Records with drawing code
::::::

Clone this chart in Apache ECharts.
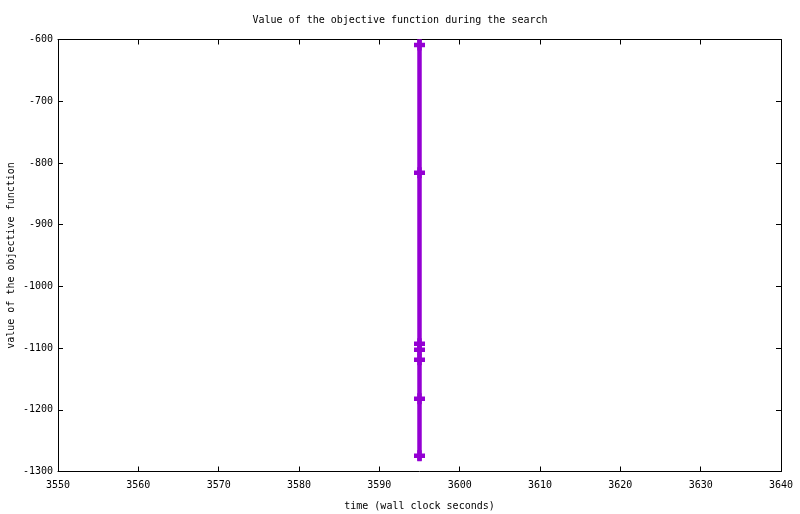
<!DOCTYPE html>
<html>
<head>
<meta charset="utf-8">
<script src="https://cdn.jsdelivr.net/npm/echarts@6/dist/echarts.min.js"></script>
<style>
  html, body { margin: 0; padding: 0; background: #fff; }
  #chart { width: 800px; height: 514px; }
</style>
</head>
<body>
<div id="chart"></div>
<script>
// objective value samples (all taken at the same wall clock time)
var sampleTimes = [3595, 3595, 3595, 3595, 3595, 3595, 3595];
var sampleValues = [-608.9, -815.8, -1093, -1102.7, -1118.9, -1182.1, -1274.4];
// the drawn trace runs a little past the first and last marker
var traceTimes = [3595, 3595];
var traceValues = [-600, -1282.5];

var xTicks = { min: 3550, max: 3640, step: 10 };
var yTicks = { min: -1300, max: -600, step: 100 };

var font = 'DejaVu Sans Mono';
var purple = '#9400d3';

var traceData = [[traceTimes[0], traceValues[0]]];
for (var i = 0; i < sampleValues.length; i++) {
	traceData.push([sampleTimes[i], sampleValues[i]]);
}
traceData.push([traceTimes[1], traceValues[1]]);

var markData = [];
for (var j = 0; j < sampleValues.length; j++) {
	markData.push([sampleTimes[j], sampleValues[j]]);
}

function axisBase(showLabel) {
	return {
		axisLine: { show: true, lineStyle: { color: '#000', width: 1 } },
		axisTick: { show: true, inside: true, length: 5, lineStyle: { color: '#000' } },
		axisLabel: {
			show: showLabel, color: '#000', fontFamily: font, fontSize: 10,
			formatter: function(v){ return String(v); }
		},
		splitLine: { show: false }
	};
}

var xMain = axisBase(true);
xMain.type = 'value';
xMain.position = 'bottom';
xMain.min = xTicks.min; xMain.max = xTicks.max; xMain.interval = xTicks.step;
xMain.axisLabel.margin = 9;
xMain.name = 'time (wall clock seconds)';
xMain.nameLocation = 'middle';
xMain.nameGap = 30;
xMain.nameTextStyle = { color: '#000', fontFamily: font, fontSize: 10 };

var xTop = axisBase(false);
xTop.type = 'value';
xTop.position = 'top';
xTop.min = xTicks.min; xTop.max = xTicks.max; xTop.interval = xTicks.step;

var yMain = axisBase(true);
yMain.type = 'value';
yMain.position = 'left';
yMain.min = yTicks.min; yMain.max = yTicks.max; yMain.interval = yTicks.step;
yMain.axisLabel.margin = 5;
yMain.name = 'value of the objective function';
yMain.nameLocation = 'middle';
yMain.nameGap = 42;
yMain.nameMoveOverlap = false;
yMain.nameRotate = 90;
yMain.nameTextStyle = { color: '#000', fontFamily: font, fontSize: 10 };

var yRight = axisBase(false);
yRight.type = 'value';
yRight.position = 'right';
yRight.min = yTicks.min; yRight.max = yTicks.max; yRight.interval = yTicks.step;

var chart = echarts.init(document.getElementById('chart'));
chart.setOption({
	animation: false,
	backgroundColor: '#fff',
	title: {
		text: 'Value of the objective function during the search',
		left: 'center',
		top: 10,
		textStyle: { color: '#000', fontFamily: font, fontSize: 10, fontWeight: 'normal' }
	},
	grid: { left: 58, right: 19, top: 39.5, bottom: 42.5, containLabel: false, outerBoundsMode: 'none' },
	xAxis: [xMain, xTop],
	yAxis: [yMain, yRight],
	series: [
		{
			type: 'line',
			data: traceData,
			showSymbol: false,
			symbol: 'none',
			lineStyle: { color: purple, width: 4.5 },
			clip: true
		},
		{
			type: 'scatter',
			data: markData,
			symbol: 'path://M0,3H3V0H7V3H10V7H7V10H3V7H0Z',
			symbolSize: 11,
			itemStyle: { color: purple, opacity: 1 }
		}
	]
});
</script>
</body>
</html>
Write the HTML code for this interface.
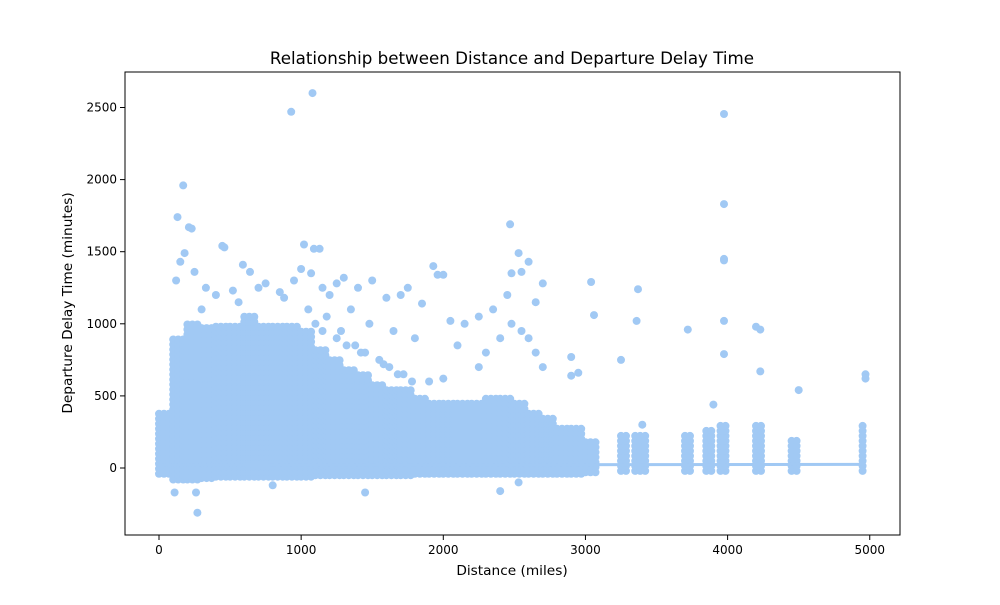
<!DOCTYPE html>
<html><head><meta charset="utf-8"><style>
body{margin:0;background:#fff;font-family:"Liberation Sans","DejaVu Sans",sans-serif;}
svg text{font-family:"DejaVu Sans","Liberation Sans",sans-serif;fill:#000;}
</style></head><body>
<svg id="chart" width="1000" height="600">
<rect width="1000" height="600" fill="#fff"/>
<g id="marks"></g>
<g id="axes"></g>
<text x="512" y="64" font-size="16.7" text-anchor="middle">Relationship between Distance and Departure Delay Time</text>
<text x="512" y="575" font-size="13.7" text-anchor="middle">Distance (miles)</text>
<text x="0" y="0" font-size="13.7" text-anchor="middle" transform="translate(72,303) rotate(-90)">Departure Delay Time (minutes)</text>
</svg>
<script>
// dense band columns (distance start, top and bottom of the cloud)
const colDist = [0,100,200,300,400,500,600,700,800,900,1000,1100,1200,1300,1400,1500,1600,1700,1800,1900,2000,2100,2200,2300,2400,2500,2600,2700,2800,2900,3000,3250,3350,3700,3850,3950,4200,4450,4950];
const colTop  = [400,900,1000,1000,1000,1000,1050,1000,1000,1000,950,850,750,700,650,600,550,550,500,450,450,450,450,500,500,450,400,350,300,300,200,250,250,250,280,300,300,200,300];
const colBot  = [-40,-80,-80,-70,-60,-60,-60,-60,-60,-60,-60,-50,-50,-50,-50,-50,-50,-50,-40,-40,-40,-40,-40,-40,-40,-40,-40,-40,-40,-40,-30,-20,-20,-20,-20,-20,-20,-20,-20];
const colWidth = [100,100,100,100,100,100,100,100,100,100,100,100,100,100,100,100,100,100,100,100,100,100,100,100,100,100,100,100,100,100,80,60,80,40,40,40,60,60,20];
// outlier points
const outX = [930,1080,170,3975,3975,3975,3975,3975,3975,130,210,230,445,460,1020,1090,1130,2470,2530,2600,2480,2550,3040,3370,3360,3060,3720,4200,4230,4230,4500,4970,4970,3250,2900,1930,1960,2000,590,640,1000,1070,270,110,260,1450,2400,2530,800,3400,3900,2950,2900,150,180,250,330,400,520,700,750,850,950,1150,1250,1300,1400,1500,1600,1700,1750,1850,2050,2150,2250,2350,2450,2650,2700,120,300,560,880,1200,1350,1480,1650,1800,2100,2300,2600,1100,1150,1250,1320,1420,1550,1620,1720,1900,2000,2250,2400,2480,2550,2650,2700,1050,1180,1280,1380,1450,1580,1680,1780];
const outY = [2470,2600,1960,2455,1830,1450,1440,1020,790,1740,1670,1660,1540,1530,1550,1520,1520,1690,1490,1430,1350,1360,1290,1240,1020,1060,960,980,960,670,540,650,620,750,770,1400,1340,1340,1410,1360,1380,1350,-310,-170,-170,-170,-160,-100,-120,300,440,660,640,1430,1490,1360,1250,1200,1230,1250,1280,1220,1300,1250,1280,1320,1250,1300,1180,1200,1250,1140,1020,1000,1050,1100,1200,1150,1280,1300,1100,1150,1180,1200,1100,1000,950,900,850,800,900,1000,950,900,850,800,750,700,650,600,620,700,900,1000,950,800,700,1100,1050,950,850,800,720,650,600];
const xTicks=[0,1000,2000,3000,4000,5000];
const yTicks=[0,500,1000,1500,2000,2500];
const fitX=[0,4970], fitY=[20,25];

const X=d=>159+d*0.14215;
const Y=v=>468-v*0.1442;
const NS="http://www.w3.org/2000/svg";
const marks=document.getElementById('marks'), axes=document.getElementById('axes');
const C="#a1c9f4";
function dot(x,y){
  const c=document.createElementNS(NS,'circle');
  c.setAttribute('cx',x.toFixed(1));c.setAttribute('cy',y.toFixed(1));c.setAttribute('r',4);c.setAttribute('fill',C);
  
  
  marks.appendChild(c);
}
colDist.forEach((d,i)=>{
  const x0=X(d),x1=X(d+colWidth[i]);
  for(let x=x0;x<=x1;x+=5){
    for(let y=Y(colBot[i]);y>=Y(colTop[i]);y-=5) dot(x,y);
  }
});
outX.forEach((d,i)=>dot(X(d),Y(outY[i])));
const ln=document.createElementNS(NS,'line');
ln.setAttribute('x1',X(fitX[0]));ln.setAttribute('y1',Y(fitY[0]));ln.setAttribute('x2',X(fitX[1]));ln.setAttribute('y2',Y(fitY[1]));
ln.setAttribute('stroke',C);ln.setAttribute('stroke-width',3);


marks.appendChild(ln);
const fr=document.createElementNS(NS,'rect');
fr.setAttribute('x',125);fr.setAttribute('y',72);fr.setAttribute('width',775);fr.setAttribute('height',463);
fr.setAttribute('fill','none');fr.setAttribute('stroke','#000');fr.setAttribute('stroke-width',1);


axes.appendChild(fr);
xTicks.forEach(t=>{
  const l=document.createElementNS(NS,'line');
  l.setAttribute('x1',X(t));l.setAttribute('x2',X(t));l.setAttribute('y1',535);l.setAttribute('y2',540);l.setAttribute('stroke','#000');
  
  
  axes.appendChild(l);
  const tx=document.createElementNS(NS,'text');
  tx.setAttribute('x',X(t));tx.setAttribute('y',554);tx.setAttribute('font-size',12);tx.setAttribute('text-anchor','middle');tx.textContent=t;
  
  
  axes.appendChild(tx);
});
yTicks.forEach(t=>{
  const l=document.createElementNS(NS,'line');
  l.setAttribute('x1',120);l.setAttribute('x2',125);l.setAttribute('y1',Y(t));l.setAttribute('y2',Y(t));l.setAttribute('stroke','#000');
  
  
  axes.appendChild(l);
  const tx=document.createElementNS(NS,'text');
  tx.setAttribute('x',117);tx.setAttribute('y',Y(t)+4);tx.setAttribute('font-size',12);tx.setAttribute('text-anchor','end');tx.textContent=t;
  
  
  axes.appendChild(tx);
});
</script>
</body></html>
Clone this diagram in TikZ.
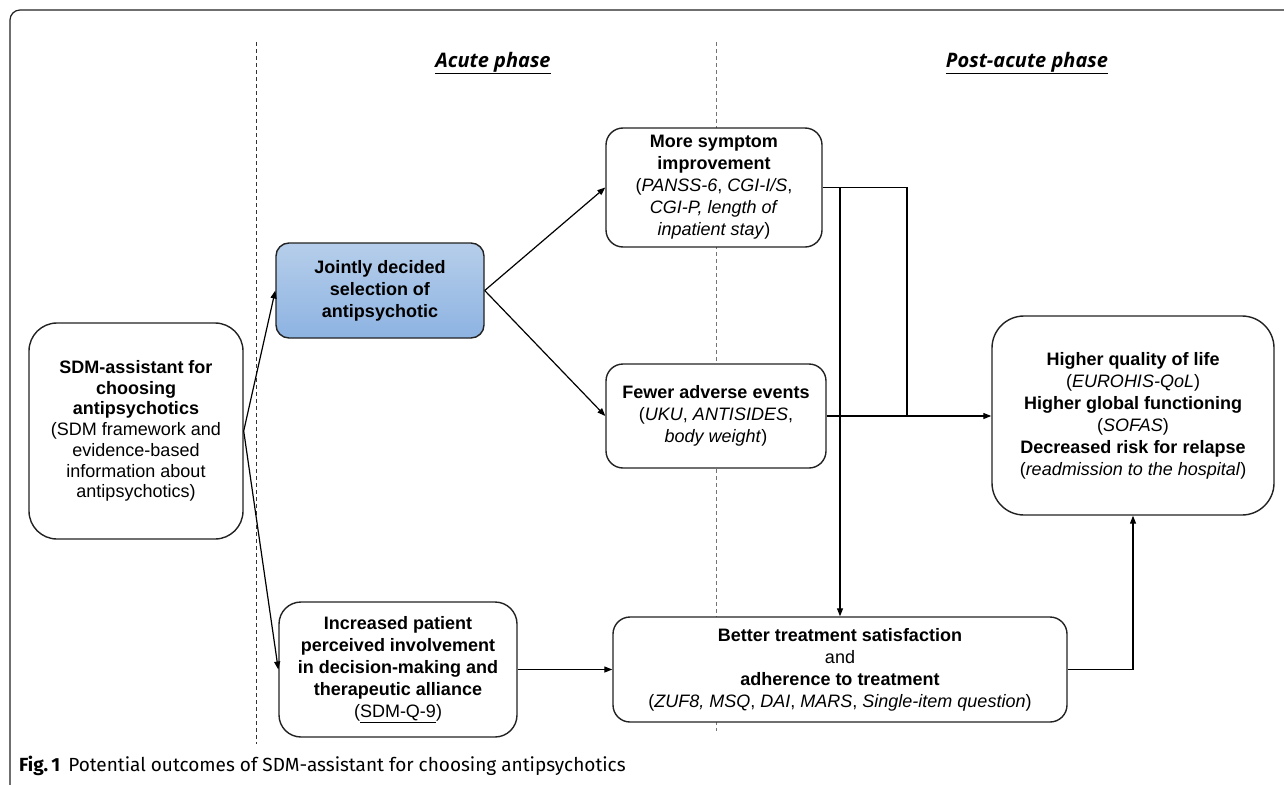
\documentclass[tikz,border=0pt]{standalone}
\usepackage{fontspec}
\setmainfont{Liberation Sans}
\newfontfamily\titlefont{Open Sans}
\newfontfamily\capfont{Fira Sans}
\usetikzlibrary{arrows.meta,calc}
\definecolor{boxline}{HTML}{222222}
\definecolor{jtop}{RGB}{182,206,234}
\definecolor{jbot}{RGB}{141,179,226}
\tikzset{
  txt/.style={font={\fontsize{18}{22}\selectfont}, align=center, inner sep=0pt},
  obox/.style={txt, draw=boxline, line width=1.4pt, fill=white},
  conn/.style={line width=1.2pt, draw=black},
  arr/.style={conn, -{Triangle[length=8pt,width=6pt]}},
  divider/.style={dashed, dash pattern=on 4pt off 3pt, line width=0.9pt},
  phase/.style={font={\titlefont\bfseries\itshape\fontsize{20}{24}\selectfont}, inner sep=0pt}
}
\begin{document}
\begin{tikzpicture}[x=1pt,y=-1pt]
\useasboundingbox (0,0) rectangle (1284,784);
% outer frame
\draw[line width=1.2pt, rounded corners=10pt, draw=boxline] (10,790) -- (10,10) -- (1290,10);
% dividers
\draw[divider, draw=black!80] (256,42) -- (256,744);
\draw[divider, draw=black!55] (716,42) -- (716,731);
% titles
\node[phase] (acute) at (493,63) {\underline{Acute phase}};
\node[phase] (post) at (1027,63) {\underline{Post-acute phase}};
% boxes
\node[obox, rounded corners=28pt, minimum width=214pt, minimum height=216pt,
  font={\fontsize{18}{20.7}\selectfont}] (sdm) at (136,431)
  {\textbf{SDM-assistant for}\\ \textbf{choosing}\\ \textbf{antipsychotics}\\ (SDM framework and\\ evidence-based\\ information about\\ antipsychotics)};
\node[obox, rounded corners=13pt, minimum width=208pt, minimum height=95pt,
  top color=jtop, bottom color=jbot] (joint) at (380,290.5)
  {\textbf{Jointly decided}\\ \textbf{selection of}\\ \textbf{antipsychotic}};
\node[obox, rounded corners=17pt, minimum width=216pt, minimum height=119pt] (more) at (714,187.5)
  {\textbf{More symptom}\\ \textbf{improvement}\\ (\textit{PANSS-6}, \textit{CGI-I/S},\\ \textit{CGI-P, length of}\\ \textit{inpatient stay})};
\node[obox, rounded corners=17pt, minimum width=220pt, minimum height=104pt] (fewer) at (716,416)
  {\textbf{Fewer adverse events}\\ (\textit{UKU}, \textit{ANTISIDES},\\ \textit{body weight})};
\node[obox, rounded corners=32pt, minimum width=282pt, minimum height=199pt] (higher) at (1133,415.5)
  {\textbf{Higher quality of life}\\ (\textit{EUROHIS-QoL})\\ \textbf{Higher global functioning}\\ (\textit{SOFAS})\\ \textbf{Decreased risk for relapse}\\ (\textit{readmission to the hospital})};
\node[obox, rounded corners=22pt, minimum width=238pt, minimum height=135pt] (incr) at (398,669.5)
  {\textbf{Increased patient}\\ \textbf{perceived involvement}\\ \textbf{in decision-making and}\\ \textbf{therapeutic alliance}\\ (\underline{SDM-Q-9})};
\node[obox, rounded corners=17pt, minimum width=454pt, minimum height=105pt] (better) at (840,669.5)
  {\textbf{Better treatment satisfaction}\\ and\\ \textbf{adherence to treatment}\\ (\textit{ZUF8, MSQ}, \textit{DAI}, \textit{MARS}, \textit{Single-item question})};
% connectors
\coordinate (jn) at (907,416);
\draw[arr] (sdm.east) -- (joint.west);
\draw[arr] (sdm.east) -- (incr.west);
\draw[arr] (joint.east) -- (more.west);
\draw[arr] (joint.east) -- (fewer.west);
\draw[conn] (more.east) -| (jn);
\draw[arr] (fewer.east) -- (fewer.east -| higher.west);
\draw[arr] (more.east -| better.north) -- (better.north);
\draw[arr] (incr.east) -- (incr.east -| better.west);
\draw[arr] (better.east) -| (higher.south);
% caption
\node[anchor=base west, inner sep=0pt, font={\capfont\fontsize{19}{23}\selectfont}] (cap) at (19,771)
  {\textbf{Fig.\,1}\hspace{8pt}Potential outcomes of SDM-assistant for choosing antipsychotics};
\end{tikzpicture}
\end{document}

::::::

— Task goal —
Return only the number of lines in the data that contain "this".

— The solution —
3